1.) Live in gratitude. Gratitude is the attitude to rebuke every bit of ill thoughts our brain musters up. From the minute you wake up and get out of bed, thank the Lord for all you have been given. Think about each specific little thing you can. Reflect on your health, your job, your family, a roof over your head, and food in your fridge. A grateful heart halts your thought process and redirects your energy.
2.) Communicate clearly. Unspoken expectations break relationships, shatter dreams, and isolate hearts. A lot of times we don’t want to tell others what we dream of, but instead we create a quiet expectation. If you are afraid to share your heart with others, you will always be disappointed. You are completely responsible for this, keeping expectations to ourselves is not being kind. There is power in sharing our hearts, dreams, and goals with others. It requires vulnerability but community brings about results. If you expect a friend, a boyfriend, or a husband, to do something, and consider it “standard care”, you will end up crushed. Don’t expect them to do anything. Relationships aren’t contracts. Contracts expect the bare minimum. This is a realllyyyy really hard thing to grasp. But the best relationships operate in an environment where they slash expectations of each other. Create your standards by placing your goals and dreams in their hands; when they love you and care for you, they will do their best to execute the job and help you reach your goals. Take care of others, use your discernment to trust the right individuals with carrying your dreams, and don’t critique every move they make. Serve others and you will be served.
3.) Evaluate less. Set goals, but don’t measure up your success every week. Create a specific check in moment to see how your energy is efficiently pursuing your goals. However, please don’t evaluate your goals as a pass or fail experience. Maybe this month you were way below the amounted sales you wanted to make; accept it. Reevaluate how you can change something the next month. Don’t wallow in the moment and think about your expected results. You can’t change what has already happened, but you can change your next steps.

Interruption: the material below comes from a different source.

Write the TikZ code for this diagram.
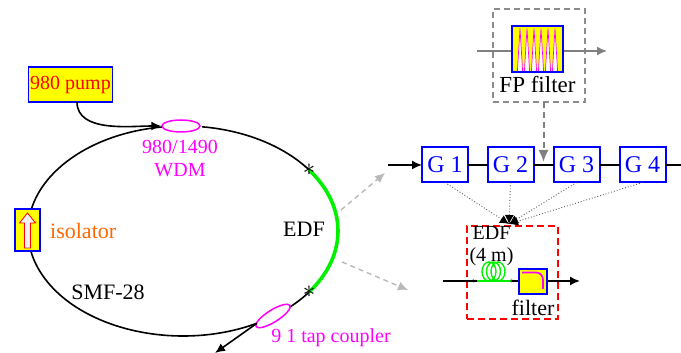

4.) Live in real time. Sitting and dreaming and writing out your story before it happens is living in a fairytale. We know it won’t play out exactly how we imagine, but we think it is our story. We think we owe it to ourselves to live out the façade in our head. Dream big, but dream out of this world. Go live and soak up life. Create your story through action, and when you are down, rejected, and feel like you are failing, look up. Your dream is still there. It’s hovering over you. Keep climbing, keep moving. Don’t sit and fantasize a life you are not willing to pursue. Pursue every moment through living. Be surprised more and predict less. This is living, this is freedom and this is joy!
Carry out your week with purpose, be intentional, be creative, and be less expecting. You don’t have to have it all figured out. God knows all the details, he doesn’t expect you to. Trust more by living in the present, don’t crush your own heart with ideas that were never meant to happen.